+++ Collected data +++

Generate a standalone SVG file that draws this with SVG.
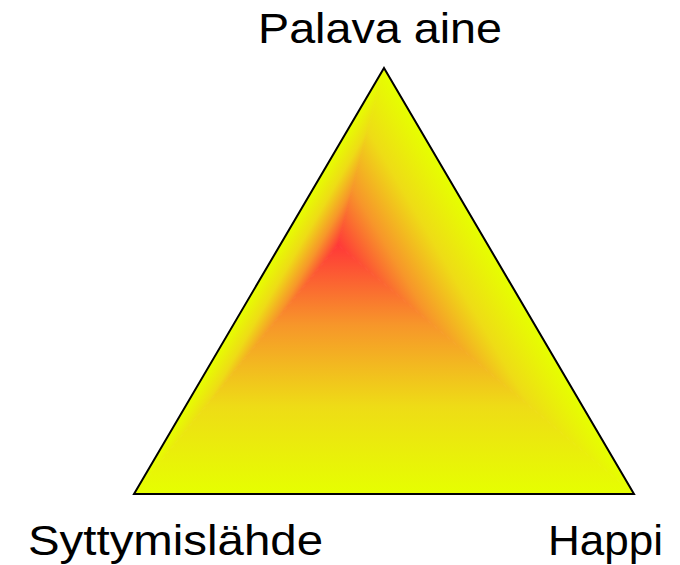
<svg xmlns="http://www.w3.org/2000/svg" width="680" height="565" viewBox="0 0 680 565">
  <style>
    .lbl { font-family: "Liberation Sans", Arial, sans-serif; font-size: 43px; fill: #000; }
    .s0 { stop-color: #e6ff00; }
    .s1 { stop-color: #eedc16; }
    .s2 { stop-color: #f7962a; }
    .s3 { stop-color: #ff3838; }
  </style>
  <defs>
    <linearGradient id="gBottom" gradientUnits="userSpaceOnUse" x1="338" y1="494" x2="338" y2="245">
      <stop offset="0" class="s0"/>
      <stop offset="0.35" class="s1"/>
      <stop offset="0.68" class="s2"/>
      <stop offset="1" class="s3"/>
    </linearGradient>
    <linearGradient id="gLeft" gradientUnits="userSpaceOnUse" x1="295" y1="219.8" x2="338" y2="245">
      <stop offset="0" class="s0"/>
      <stop offset="0.35" class="s1"/>
      <stop offset="0.68" class="s2"/>
      <stop offset="1" class="s3"/>
    </linearGradient>
    <linearGradient id="gRight" gradientUnits="userSpaceOnUse" x1="449.2" y1="179.7" x2="338" y2="245">
      <stop offset="0" class="s0"/>
      <stop offset="0.35" class="s1"/>
      <stop offset="0.68" class="s2"/>
      <stop offset="1" class="s3"/>
    </linearGradient>
  </defs>
  <g id="triangle">
    <polygon points="384,68 134,494 338,245" fill="url(#gLeft)" stroke="url(#gLeft)" stroke-width="1"/>
    <polygon points="384,68 634,494 338,245" fill="url(#gRight)" stroke="url(#gRight)" stroke-width="1"/>
    <polygon points="134,494 634,494 338,245" fill="url(#gBottom)" stroke="url(#gBottom)" stroke-width="1"/>
    <polygon points="384,68 634,494 134,494" fill="none" stroke="#000" stroke-width="2" stroke-linejoin="miter"/>
  </g>
  <g id="label-top">
    <text class="lbl" x="258" y="43" textLength="244" lengthAdjust="spacingAndGlyphs">Palava aine</text>
  </g>
  <g id="label-left">
    <text class="lbl" x="28" y="555" textLength="295" lengthAdjust="spacingAndGlyphs">Syttymislähde</text>
  </g>
  <g id="label-right">
    <text class="lbl" x="548" y="555" textLength="115" lengthAdjust="spacingAndGlyphs">Happi</text>
  </g>
</svg>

+++

Requirement:
Copy out the data above exactly, except the pictures.

Correct response:
Generate a standalone SVG file that draws this with SVG.
<svg xmlns="http://www.w3.org/2000/svg" width="680" height="565" viewBox="0 0 680 565">
  <style>
    .lbl { font-family: "Liberation Sans", Arial, sans-serif; font-size: 43px; fill: #000; }
    .s0 { stop-color: #e6ff00; }
    .s1 { stop-color: #eedc16; }
    .s2 { stop-color: #f7962a; }
    .s3 { stop-color: #ff3838; }
  </style>
  <defs>
    <linearGradient id="gBottom" gradientUnits="userSpaceOnUse" x1="338" y1="494" x2="338" y2="245">
      <stop offset="0" class="s0"/>
      <stop offset="0.35" class="s1"/>
      <stop offset="0.68" class="s2"/>
      <stop offset="1" class="s3"/>
    </linearGradient>
    <linearGradient id="gLeft" gradientUnits="userSpaceOnUse" x1="295" y1="219.8" x2="338" y2="245">
      <stop offset="0" class="s0"/>
      <stop offset="0.35" class="s1"/>
      <stop offset="0.68" class="s2"/>
      <stop offset="1" class="s3"/>
    </linearGradient>
    <linearGradient id="gRight" gradientUnits="userSpaceOnUse" x1="449.2" y1="179.7" x2="338" y2="245">
      <stop offset="0" class="s0"/>
      <stop offset="0.35" class="s1"/>
      <stop offset="0.68" class="s2"/>
      <stop offset="1" class="s3"/>
    </linearGradient>
  </defs>
  <g id="triangle">
    <polygon points="384,68 134,494 338,245" fill="url(#gLeft)" stroke="url(#gLeft)" stroke-width="1"/>
    <polygon points="384,68 634,494 338,245" fill="url(#gRight)" stroke="url(#gRight)" stroke-width="1"/>
    <polygon points="134,494 634,494 338,245" fill="url(#gBottom)" stroke="url(#gBottom)" stroke-width="1"/>
    <polygon points="384,68 634,494 134,494" fill="none" stroke="#000" stroke-width="2" stroke-linejoin="miter"/>
  </g>
  <g id="label-top">
    <text class="lbl" x="258" y="43" textLength="244" lengthAdjust="spacingAndGlyphs">Palava aine</text>
  </g>
  <g id="label-left">
    <text class="lbl" x="28" y="555" textLength="295" lengthAdjust="spacingAndGlyphs">Syttymislähde</text>
  </g>
  <g id="label-right">
    <text class="lbl" x="548" y="555" textLength="115" lengthAdjust="spacingAndGlyphs">Happi</text>
  </g>
</svg>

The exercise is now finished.